The FTA offense refers to the violation of a court order to “answer to or dispose of” an (underlying) felony with a possible sentence of two years or more.  Although it mentions two layers of offenses, the clause referring to the punishment is similar in structure to INA § § 101(a)(43)(F), (G), (R) and (S), 8 U.S.C. § § 1101(a)(43)(F), (G), and (S).  It is possible to argue that in (Q), another two-layer definition, Congress expressly referred to the “underlying” offense to address the punishment for that offense and did not use the term “underlying” in (T), but the grammatical structure is still the same.

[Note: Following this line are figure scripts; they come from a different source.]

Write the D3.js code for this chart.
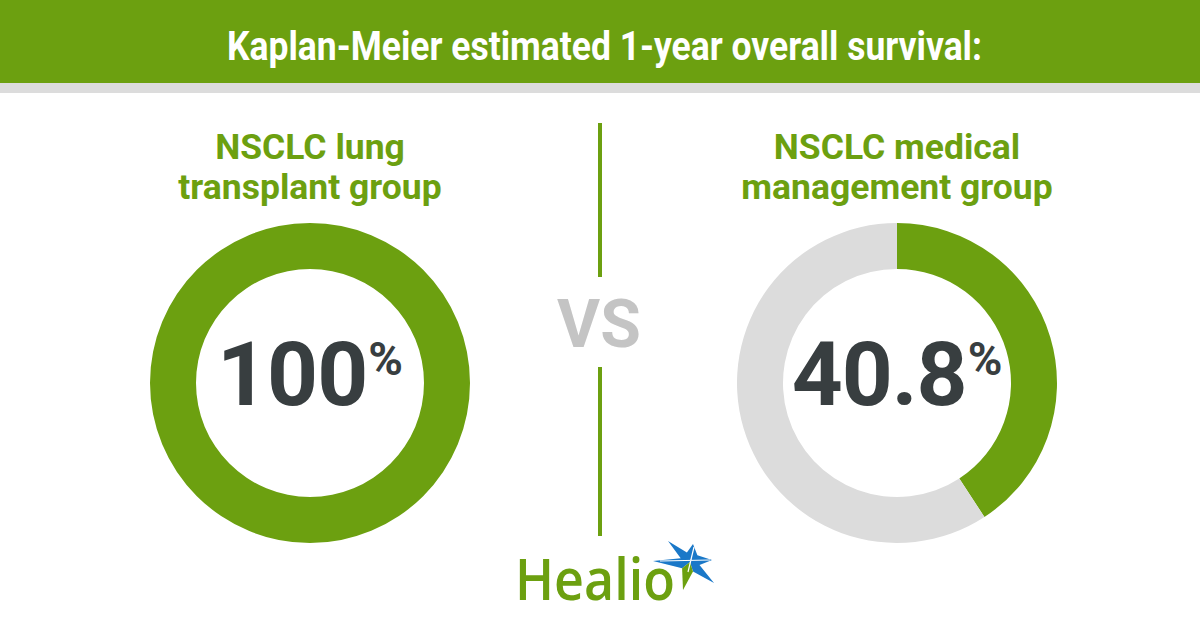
<!DOCTYPE html>
<html>
<head>
<meta charset="utf-8">
<script src="https://cdn.jsdelivr.net/npm/d3@7"></script>
<style>
  body { margin: 0; background: #fff; }
  svg { display: block; font-family: Roboto, "Noto Sans", sans-serif; }
</style>
</head>
<body>
<svg id="chart" width="1200" height="630"></svg>
<script>
// data
var title = "Kaplan-Meier estimated 1-year overall survival:";
var groups = ["transplant", "medical"];
var groupLines = [["NSCLC lung", "transplant group"], ["NSCLC medical", "management group"]];
var survival = [100, 40.8];
var valueLabels = ["100", "40.8"];

var green = "#6ca010";
var track = "#dcdcdc";
var dark = "#383e40";

var svg = d3.select("#chart");

// header band
svg.append("rect").attr("x", 0).attr("y", 0).attr("width", 1200).attr("height", 83).attr("fill", green);
svg.append("rect").attr("x", 0).attr("y", 83).attr("width", 1200).attr("height", 10).attr("fill", "#dcdcdc");
svg.append("text")
    .attr("x", 604.5).attr("y", 60)
    .attr("text-anchor", "middle")
    .attr("font-size", 40).attr("font-weight", 700)
    .attr("fill", "#fff")
    .attr("textLength", 755).attr("lengthAdjust", "spacingAndGlyphs")
    .text(title);

var x = d3.scaleOrdinal().domain(groups).range([310, 897]);
var cy = 383;

var arc = d3.arc().innerRadius(114).outerRadius(160);
var pie = d3.pie().sort(null).value(function(d) { return d; });

groups.forEach(function(g, i) {
    var cx = x(g);

    var head = svg.append("text")
        .attr("text-anchor", "middle")
        .attr("font-size", 35.5).attr("font-weight", 700)
        .attr("fill", green);
    groupLines[i].forEach(function(line, j) {
        head.append("tspan").attr("x", cx).attr("y", 159 + j * 40).text(line);
    });

    var donut = svg.append("g").attr("transform", "translate(" + cx + "," + cy + ")");
    donut.selectAll("path")
        .data(pie([survival[i], 100 - survival[i]]))
        .enter().append("path")
            .attr("d", arc)
            .attr("fill", function(d, k) { return k === 0 ? green : track; });

    var lbl = donut.append("text")
        .attr("y", 22)
        .attr("font-weight", 700)
        .attr("fill", dark);
    lbl.append("tspan").attr("font-size", 89).attr("letter-spacing", -1).text(valueLabels[i]);
    lbl.append("tspan").attr("font-size", 47).attr("dx", 1).attr("dy", -30).text("%");
    var bb = lbl.node().getBBox();
    lbl.attr("x", -bb.width / 2);
});

// divider + vs
svg.append("line").attr("x1", 600).attr("x2", 600).attr("y1", 123).attr("y2", 277)
    .attr("stroke", green).attr("stroke-width", 4);
svg.append("line").attr("x1", 600).attr("x2", 600).attr("y1", 367).attr("y2", 536)
    .attr("stroke", green).attr("stroke-width", 4);
svg.append("text")
    .attr("x", 599).attr("y", 347)
    .attr("text-anchor", "middle")
    .attr("font-size", 66).attr("font-weight", 700)
    .attr("fill", "#c4c4c4")
    .text("VS");

// logo
svg.append("text")
    .attr("x", 515).attr("y", 600)
    .attr("font-family", "'Open Sans', sans-serif")
    .attr("font-size", 57).attr("font-weight", 600)
    .attr("fill", green)
    .attr("textLength", 160).attr("lengthAdjust", "spacingAndGlyphs")
    .text("Healio");

var star = svg.append("g");
star.append("path")
    .attr("d", "M653,561 L680.7,558.3 L668,541 L686.9,552.5 L693,544 L697.4,555.2 L712,560 L699.5,565.1 L714,583 L693,571.5 L690,562 L682.1,568.2 Z")
    .attr("fill", "#1a78c8");
star.append("path")
    .attr("d", "M693,571.5 L683,590 L682.1,568.2 L690,562 Z")
    .attr("fill", green);
star.append("path")
    .attr("d", "M694,547 L688,572 M660,561 L710,560")
    .attr("stroke", "#fff").attr("stroke-width", 1.2);
</script>
</body>
</html>
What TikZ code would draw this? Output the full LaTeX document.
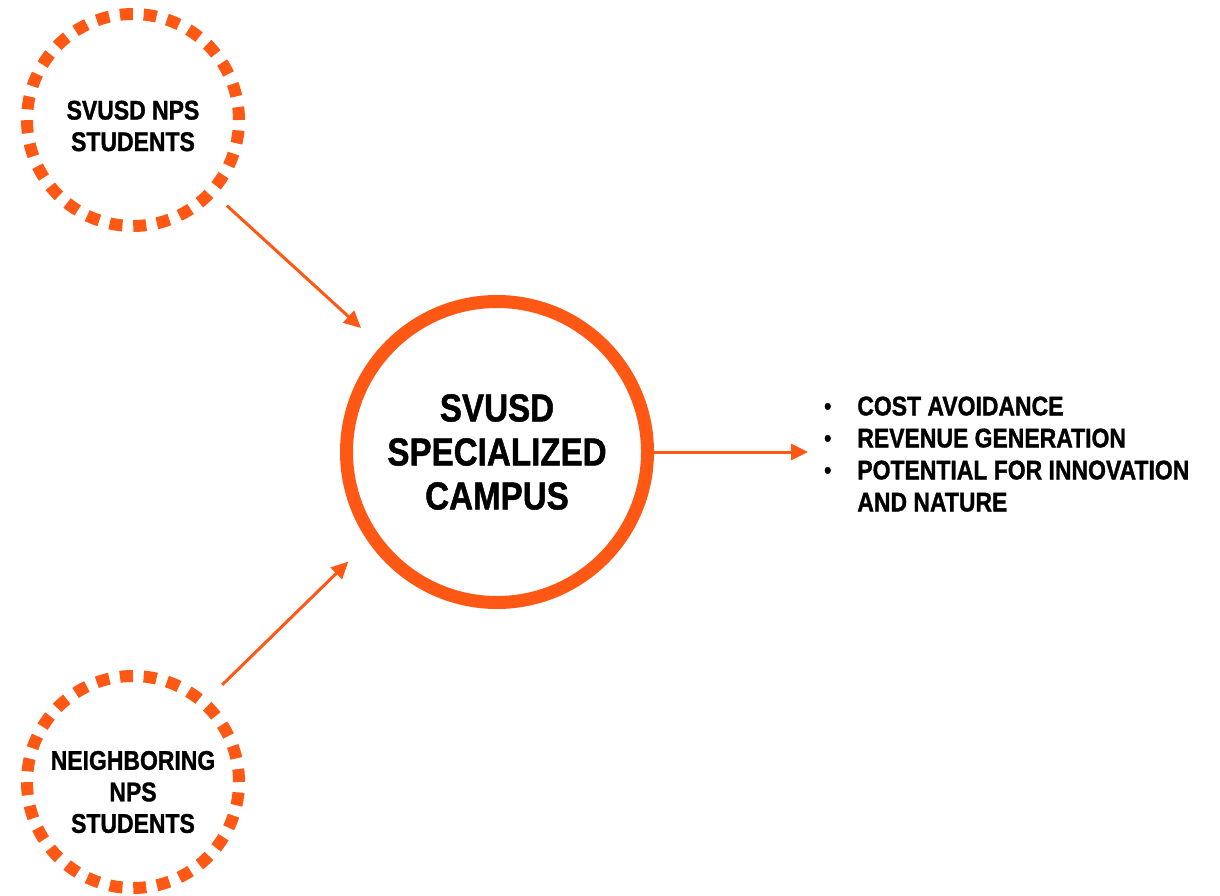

[559] Blakely v. Washington, ___ U.S. ___, 124 S. Ct. 2531, 159 L. Ed. 2d 403 (2004).

[560] INA § 101(a)(43)(T), 8 U.S.C. § 1101(a)(43)(T).

Updates

 

Ninth Circuit

AGGRAVATED FELONY - FAILURE TO APPEAR
Renteria-Morales v. Mukasey, 532 F.3d 949 (9th Cir. Jul. 10, 2008) (federal conviction for failure to appear in court, in violation of 18 U.S.C. 3146 is not categorically an aggravated felony as defined by INA 101(a)(43)(Q) or (T); under the modified categorical approach, court was allowed to look to the record of conviction to determine the maximum punishment allowed for the underlying convictions and to determine whether the failure to appear was pursuant to "service of a sentence" or to "answer to or dispose of a charge of a felony.").

Lower Courts of Ninth Circuit

AGGRAVATED FELONY " FAILURE TO APPEAR " CALIFORNIA ELEMENTS
People v. Carroll, 222 Cal.App.4th 1406, 167 Cal.Rptr.3d 60 (3d Dist. Jan. 15, 2014) (affirming conviction of failing to appear in court while on "own recognizance" (OR) release, in violation of Penal Code 1320, where the OR release agreement defendant signed substantially complies with Penal Code 1318).